PROMPT —
Print the material below exactly as it stands, please, from its first line to the line holding "start_date = datetime(2005, 5, 26)", with no pictures.

DATA PROVIDED —
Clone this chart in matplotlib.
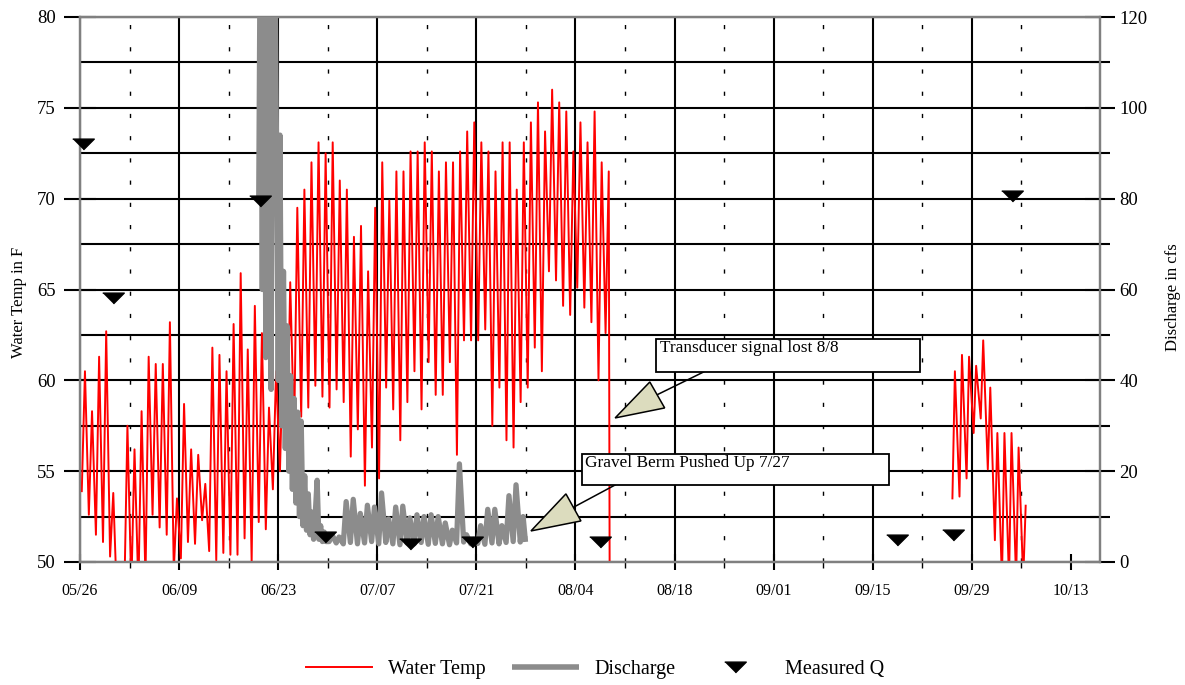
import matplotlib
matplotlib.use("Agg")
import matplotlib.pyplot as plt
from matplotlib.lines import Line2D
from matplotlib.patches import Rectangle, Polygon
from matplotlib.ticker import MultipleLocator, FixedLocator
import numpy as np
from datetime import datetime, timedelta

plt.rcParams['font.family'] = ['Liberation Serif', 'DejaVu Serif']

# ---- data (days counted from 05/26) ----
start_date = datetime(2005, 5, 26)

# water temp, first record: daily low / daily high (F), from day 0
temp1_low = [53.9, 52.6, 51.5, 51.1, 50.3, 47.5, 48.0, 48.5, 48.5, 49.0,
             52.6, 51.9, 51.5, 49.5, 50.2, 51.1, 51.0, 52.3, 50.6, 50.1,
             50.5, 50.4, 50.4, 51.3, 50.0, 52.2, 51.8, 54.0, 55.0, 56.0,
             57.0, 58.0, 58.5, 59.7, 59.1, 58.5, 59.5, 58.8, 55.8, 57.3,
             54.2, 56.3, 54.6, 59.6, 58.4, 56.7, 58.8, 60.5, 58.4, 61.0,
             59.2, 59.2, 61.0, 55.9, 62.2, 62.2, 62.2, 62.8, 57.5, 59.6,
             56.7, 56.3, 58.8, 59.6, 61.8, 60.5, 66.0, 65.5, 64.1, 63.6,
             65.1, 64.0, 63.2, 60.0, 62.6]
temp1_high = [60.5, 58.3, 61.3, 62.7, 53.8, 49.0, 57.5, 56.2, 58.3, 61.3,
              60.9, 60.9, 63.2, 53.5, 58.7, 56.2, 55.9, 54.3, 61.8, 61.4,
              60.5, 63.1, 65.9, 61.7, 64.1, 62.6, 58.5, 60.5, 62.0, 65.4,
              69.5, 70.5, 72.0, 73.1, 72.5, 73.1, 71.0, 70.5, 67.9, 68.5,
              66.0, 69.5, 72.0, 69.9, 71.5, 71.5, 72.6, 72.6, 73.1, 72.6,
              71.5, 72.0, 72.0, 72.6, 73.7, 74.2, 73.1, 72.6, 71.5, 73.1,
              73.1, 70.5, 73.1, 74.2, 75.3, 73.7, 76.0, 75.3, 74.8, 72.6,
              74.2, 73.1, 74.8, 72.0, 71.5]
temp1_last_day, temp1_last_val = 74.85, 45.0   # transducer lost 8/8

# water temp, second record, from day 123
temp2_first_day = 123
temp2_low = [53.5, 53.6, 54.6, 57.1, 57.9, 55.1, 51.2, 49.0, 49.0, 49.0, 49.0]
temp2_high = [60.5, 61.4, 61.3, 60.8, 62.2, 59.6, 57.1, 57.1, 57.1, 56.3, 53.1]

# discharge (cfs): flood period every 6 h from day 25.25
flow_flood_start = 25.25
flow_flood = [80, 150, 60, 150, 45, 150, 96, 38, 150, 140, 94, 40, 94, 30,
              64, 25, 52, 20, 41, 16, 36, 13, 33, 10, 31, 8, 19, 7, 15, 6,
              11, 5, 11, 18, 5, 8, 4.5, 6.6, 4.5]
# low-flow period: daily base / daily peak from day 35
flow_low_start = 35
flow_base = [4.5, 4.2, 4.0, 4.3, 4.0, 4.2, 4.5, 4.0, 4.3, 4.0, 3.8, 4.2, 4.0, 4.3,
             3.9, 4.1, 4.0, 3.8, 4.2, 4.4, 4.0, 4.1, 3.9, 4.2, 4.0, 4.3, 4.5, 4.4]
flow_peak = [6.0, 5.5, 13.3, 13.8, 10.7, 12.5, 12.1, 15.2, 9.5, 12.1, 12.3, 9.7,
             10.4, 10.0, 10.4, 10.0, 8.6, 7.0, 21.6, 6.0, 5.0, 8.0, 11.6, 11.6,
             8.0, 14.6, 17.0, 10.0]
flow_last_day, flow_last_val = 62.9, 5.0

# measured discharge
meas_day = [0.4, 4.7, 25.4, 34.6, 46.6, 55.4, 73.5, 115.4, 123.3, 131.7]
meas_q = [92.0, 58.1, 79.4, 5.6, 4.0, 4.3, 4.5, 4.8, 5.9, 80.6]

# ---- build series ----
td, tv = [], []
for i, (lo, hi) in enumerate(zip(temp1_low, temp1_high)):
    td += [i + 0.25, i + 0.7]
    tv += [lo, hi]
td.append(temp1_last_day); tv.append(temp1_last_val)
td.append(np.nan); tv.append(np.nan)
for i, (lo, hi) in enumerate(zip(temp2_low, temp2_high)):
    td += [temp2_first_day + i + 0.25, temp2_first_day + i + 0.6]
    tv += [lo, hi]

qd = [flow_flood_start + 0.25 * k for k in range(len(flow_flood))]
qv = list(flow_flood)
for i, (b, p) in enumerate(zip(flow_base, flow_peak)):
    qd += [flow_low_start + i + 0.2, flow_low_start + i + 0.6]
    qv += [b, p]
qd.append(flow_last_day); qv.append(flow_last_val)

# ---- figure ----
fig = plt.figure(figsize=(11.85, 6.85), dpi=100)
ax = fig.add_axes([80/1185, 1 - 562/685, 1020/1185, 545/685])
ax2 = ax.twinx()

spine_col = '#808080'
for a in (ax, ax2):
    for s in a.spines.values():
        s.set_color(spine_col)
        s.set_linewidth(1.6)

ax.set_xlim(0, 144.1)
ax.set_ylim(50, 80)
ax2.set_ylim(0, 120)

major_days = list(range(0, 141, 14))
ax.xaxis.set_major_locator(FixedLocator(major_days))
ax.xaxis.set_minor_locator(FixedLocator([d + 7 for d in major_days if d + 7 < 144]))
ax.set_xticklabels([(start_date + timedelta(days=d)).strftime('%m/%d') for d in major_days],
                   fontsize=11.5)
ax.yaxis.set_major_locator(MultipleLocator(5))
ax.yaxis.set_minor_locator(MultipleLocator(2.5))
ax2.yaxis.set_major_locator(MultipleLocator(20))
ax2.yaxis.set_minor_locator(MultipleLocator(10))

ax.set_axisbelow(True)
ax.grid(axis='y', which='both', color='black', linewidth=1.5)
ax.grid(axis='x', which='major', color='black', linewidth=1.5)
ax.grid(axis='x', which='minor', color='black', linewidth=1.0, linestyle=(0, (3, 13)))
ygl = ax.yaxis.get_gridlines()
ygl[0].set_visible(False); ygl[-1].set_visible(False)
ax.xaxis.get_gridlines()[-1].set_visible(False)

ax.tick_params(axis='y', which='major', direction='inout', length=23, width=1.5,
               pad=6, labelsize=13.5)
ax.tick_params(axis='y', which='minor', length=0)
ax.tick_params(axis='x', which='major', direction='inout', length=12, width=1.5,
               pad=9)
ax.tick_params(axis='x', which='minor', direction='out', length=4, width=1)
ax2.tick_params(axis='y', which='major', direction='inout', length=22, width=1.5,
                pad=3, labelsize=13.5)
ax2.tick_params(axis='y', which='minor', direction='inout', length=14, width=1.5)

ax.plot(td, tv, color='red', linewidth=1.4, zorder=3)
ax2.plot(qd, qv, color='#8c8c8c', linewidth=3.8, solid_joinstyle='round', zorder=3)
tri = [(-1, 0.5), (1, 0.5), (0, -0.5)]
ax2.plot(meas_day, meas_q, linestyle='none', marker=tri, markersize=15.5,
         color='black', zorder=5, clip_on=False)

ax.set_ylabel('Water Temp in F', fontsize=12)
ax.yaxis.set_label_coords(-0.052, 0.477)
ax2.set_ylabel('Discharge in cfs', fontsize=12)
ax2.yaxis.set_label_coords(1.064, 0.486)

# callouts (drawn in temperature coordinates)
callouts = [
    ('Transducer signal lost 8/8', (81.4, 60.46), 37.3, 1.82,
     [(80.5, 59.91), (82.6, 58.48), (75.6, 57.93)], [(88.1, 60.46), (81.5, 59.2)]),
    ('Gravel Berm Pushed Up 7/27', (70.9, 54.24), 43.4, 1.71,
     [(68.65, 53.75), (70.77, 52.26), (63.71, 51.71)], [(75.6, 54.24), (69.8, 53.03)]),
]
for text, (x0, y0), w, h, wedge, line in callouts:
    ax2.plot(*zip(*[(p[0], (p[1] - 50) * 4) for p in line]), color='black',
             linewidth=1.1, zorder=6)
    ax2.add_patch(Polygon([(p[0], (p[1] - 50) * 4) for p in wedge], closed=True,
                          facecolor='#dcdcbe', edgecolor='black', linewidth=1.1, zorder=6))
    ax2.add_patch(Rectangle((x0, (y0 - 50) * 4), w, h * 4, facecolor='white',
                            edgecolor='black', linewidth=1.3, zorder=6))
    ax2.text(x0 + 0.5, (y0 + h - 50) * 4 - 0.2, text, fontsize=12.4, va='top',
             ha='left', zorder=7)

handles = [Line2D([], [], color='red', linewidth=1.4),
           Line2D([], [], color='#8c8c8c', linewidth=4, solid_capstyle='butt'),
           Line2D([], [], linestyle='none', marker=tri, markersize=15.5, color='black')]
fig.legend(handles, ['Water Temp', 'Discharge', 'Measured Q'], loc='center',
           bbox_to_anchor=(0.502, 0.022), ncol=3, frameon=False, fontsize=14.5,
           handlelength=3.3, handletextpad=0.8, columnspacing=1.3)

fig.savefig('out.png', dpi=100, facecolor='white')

TASK RESULT —
Clone this chart in matplotlib.
import matplotlib
matplotlib.use("Agg")
import matplotlib.pyplot as plt
from matplotlib.lines import Line2D
from matplotlib.patches import Rectangle, Polygon
from matplotlib.ticker import MultipleLocator, FixedLocator
import numpy as np
from datetime import datetime, timedelta

plt.rcParams['font.family'] = ['Liberation Serif', 'DejaVu Serif']

# ---- data (days counted from 05/26) ----
start_date = datetime(2005, 5, 26)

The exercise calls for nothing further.